The iPad has continued this disruption by replacing times when you would use a traditional laptop. In fact, in Technologizer's survey
of iPad users, around 70% said they were frequently using their iPad instead of their computer. The iPad has the advantage of having a much longer battery life than a laptop, meaning you don't need to plug it in as often, or at all during normal use. Also, it benefits from a better form factor for web browsing which is better suited to the easy chairs and sofas where people would normally consume written content such books and magazines. The iPad of course has same benefit as the iPhone of being instant wake which typically laptops don't do - at least not well.

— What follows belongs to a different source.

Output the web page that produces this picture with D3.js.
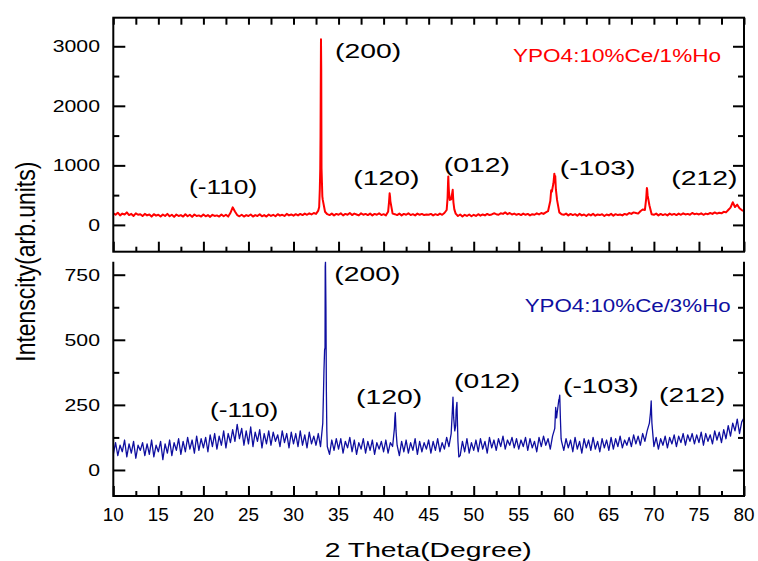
<!DOCTYPE html>
<html>
<head>
<meta charset="utf-8">
<script src="https://cdn.jsdelivr.net/npm/d3@7"></script>
<style>
  body { margin: 0; background: #fff; }
  text { font-family: "Liberation Sans", Arial, sans-serif; fill: #000; }
</style>
</head>
<body>
<svg id="chart" width="758" height="561"></svg>
<script>
// scan grid: 10..80 deg, 0.25 deg step, plus extra points on the sharp peaks
const thetaStart = 10, thetaStep = 0.25;

// YPO4:10%Ce/1%Ho (red, top panel)
const ce10ho1 = [
  195,170,205,160,190,175,210,165,185,150,195,170,180,150,185,160,175,140,180,155,
  170,140,175,150,185,145,170,135,175,150,165,140,180,145,170,135,175,150,160,140,
  175,145,165,135,170,150,160,140,175,145,170,140,200,295,225,165,145,170,140,165,
  150,175,140,165,150,180,145,165,140,175,150,170,145,180,155,170,150,185,160,175,
  155,180,160,185,165,190,170,195,175,200,185,240,1500,420,220,180,165,190,160,185,
  170,195,160,185,170,200,165,190,175,160,195,170,185,165,190,160,185,170,195,165,
  180,160,220,400,190,180,165,190,160,185,170,195,165,180,160,190,170,185,165,175,
  170,185,160,180,165,190,170,200,250,560,430,380,190,150,175,140,170,150,175,145,
  170,150,180,155,175,160,185,165,175,195,180,170,195,185,210,180,200,175,190,170,
  185,165,190,170,185,160,180,170,195,175,200,185,210,230,400,620,800,420,210,180,
  170,190,160,185,165,180,155,185,160,175,150,180,160,185,155,175,165,180,150,175,
  160,185,155,180,165,175,160,185,170,200,185,210,200,190,230,260,250,600,330,180,
  170,190,160,185,165,180,160,190,170,185,165,190,170,195,175,185,170,200,180,190,
  175,195,170,190,180,200,185,210,190,205,195,220,210,250,290,380,300,340,280,250,
  230
];
const ce10ho1Peaks = [
  [32.85,300],[32.92,600],[32.97,950],[33.02,2200],[33.05,3120],[33.08,2600],[33.11,950],[33.16,700],[33.2,480],
  [40.6,380],[40.67,530],[40.72,470],
  [47.1,450],[47.15,700],[47.18,815],[47.22,650],[47.35,420],[47.6,520],[47.67,590],[47.72,450],[47.85,260],
  [58.6,580],[58.68,560],[58.85,700],[58.95,860],[59.05,820],[59.12,600],
  [69.15,450],[69.22,620],[69.3,500]
];

// YPO4:10%Ce/3%Ho (blue, bottom panel)
const ce10ho3 = [
  60,105,55,95,70,115,50,100,65,110,45,95,75,105,55,100,60,115,50,95,
  70,110,40,100,65,115,55,105,75,120,60,110,70,125,80,115,65,130,75,120,
  85,125,70,135,90,140,80,130,95,150,85,140,105,155,110,175,120,160,95,150,
  100,165,90,145,110,155,85,140,100,150,95,145,110,135,90,150,105,140,85,145,
  100,140,90,150,95,135,85,145,100,130,95,140,90,180,470,90,60,115,75,120,
  80,120,65,110,85,125,70,115,60,105,80,120,65,110,75,115,60,105,80,110,
  70,115,65,105,90,200,95,55,110,70,115,65,105,75,120,60,110,70,105,80,
  115,65,110,75,120,70,105,80,125,90,140,230,170,110,55,110,70,120,65,105,
  75,115,70,120,80,110,65,125,85,115,75,120,90,130,80,115,95,125,85,120,
  80,115,90,125,75,120,85,110,70,125,90,130,95,120,80,130,160,215,275,110,
  75,120,85,115,70,125,80,110,65,120,85,115,75,125,80,110,70,120,85,115,
  75,125,80,120,90,130,85,115,95,125,90,135,100,130,95,140,110,150,180,210,
  90,125,80,120,95,130,85,125,100,135,90,130,105,140,95,135,110,140,100,135,
  105,145,95,140,110,135,100,150,115,145,105,155,120,170,130,180,150,195,140,185,
  200
];
const ce10ho3Peaks = [
  [33.33,300],[33.38,380],[33.45,460],[33.52,780],[33.55,800],[33.6,620],[33.65,300],[33.7,150],
  [41.2,160],[41.3,220],[41.38,150],
  [47.62,220],[47.7,280],[47.78,200],[47.9,150],[48.05,230],[48.14,260],[48.22,150],[48.35,50],
  [59.1,240],[59.2,200],[59.45,270],[59.55,287],[59.62,200],[59.7,120],
  [69.62,220],[69.7,265],[69.78,180],[69.9,130]
];

const xMajor = [10,15,20,25,30,35,40,45,50,55,60,65,70,75,80];
const xMinor = [12.5,17.5,22.5,27.5,32.5,37.5,42.5,47.5,52.5,57.5,62.5,67.5,72.5,77.5];
const topMajor = [0,1000,2000,3000], topMinor = [500,1500,2500];
const botMajor = [0,250,500,750], botMinor = [125,375,625];

// peak labels: [text, theta where text starts, intensity at baseline]
const topLabels = [["(-110)",18.4,515],["(200)",34.6,2800],["(120)",36.64,666],["(012)",46.67,889],["(-103)",59.55,834],["(212)",71.93,666]];
const botLabels = [["(-110)",20.73,205],["(200)",34.53,726],["(120)",36.94,252],["(012)",47.81,316],["(-103)",59.91,297],["(212)",70.57,262]];

const red = "#ff0000", blue = "#0f0fa0";

function series(vals, peaks) {
  let pts = vals.map((v, i) => [thetaStart + i * thetaStep, v]);
  return pts.concat(peaks).sort((a, b) => a[0] - b[0]);
}

const svg = d3.select("#chart");
const left = 113.3, right = 744;
const x = d3.scaleLinear().domain([10, 80]).range([left, right]);
const yTop = d3.scaleLinear().domain([-450, 3480]).range([251.7, 17.7]);
const yBot = d3.scaleLinear().domain([-100, 800]).range([496, 261.7]);

function clip(id, y) {
  svg.append("clipPath").attr("id", id).append("rect")
    .attr("x", left).attr("y", y.range()[1])
    .attr("width", right - left).attr("height", y.range()[0] - y.range()[1]);
}
clip("clipTop", yTop);
clip("clipBot", yBot);

function drawLine(data, y, color, w, clipId) {
  svg.append("path")
    .datum(data)
    .attr("clip-path", "url(#" + clipId + ")")
    .attr("fill", "none")
    .attr("stroke", color)
    .attr("stroke-width", w)
    .attr("stroke-linejoin", "round")
    .attr("d", d3.line().x(d => x(d[0])).y(d => y(d[1])));
}
drawLine(series(ce10ho1, ce10ho1Peaks), yTop, red, 2, "clipTop");
drawLine(series(ce10ho3, ce10ho3Peaks), yBot, blue, 1.3, "clipBot");

// ticks, all pointing into the panels
function ticks(axis, scale, vals, size, tx, ty) {
  let g = svg.append("g").attr("transform", "translate(" + tx + "," + ty + ")")
    .call(axis(scale).tickValues(vals).tickSize(size).tickFormat(""));
  g.select(".domain").remove();
  g.selectAll("line").attr("stroke", "#000").attr("stroke-width", 2);
}
// top panel
ticks(d3.axisLeft, yTop, topMajor, -12, left, 0);
ticks(d3.axisLeft, yTop, topMinor, -6, left, 0);
ticks(d3.axisRight, yTop, topMajor, -11, right, 0);
ticks(d3.axisRight, yTop, topMinor, -6, right, 0);
ticks(d3.axisTop, x, xMajor.concat(xMinor), -7, 0, 17.7);
ticks(d3.axisBottom, x, xMajor, -10, 0, 251.7);
ticks(d3.axisBottom, x, xMinor, -5, 0, 251.7);
// bottom panel
ticks(d3.axisLeft, yBot, botMajor, -12, left, 0);
ticks(d3.axisLeft, yBot, botMinor, -6, left, 0);
ticks(d3.axisRight, yBot, botMajor, -11, right, 0);
ticks(d3.axisRight, yBot, botMinor, -6, right, 0);
ticks(d3.axisBottom, x, xMajor, -10, 0, 496);
ticks(d3.axisBottom, x, xMinor, -5, 0, 496);

// frames
svg.append("rect").attr("x", left).attr("y", 17.7)
  .attr("width", right - left).attr("height", 251.7 - 17.7)
  .attr("fill", "none").attr("stroke", "#000").attr("stroke-width", 2);
svg.append("path")
  .attr("d", "M" + left + ",261.7V496H" + right + "V261.7")
  .attr("fill", "none").attr("stroke", "#000").attr("stroke-width", 2);

// tick labels
function yLabels(y, vals) {
  svg.append("g").selectAll("text").data(vals).join("text")
    .attr("transform", d => "translate(100," + (y(d) + 6) + ") scale(1.25,1)")
    .attr("text-anchor", "end")
    .attr("font-size", 17)
    .text(d => d);
}
yLabels(yTop, topMajor);
yLabels(yBot, botMajor);

svg.append("g").selectAll("text").data(xMajor).join("text")
  .attr("transform", d => "translate(" + x(d) + ",521) scale(1.08,1)")
  .attr("text-anchor", "middle")
  .attr("font-size", 17.5)
  .text(d => d);

// axis titles
svg.append("text")
  .attr("x", 428.3).attr("y", 557.3)
  .attr("text-anchor", "middle")
  .attr("font-size", 20.5)
  .attr("textLength", 207).attr("lengthAdjust", "spacingAndGlyphs")
  .text("2 Theta(Degree)");
svg.append("text")
  .attr("transform", "translate(34.5,261.7) rotate(-90) scale(1,1.25)")
  .attr("text-anchor", "middle")
  .attr("font-size", 22)
  .attr("textLength", 200).attr("lengthAdjust", "spacingAndGlyphs")
  .text("Intenscity(arb.units)");

// sample names
svg.append("text")
  .attr("x", 513).attr("y", 62.3)
  .attr("font-size", 18)
  .attr("textLength", 208).attr("lengthAdjust", "spacingAndGlyphs")
  .style("fill", red)
  .text("YPO4:10%Ce/1%Ho");
svg.append("text")
  .attr("x", 524.7).attr("y", 312)
  .attr("font-size", 18)
  .attr("textLength", 206).attr("lengthAdjust", "spacingAndGlyphs")
  .style("fill", blue)
  .text("YPO4:10%Ce/3%Ho");

// peak indices
function peakLabels(y, labels) {
  svg.append("g").selectAll("text").data(labels).join("text")
    .attr("transform", d => "translate(" + x(d[1]) + "," + y(d[2]) + ") scale(1.35,1)")
    .attr("font-size", d => d[0] == "(-110)" ? 19.5 : 21)
    .text(d => d[0]);
}
peakLabels(yTop, topLabels);
peakLabels(yBot, botLabels);
</script>
</body>
</html>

I believe that Apple is trying to solve it's own innovators dilemma. Apple's innovators dilemma is that computers are getting cheaper and the primary use for many home users is simply to browse the web and not to use many applications, meaning that any advantage Apple has in it's application base and ease of use, could be supplanted by a web browser only system. This will tend to lead to people buying cheaper, simpler devices that only do just that. Apple's problem that very few people will want to pay $1000+ for a Apple laptop, if the only application they ever use is the web browser. It's notable that none of Apple's iOS devices cost more than that $999 mark that it sells it's cheapest laptop for.
So that's the state of Apple's disruption against traditional desktop operating systems, so what's next?
Both iPhone and iPad already support a larger number of games than the Mac, but what if this could be scaled up? Apple could produce an iOS capable device that plugs into your TV, this would provide the same app store type system to directly compete with Nintendo in casual games as well as providing a media centre for watching online video, music, podcasts etc. Also, I wouldn't rule out Apple making a full TV themselves buying the display panel from someone else as they do with the iMac.
Apple could also produce a version of the iPad in the laptop form factor with a rotatable screen. For this type of device there would be the demand for proper multi-tasking support, Intel CPU and CD/DVD drive support, though of course this support already exists in the underlying operating system, Apple just needs to enable an interface in iOS to make it work.
In a similar vein Apple could introduce a version of the iMac form-factor running iOS. At some point iOS would have to stop depending on desktop PC for initial setup, syncing and upgrades as people would not have such as device in the future.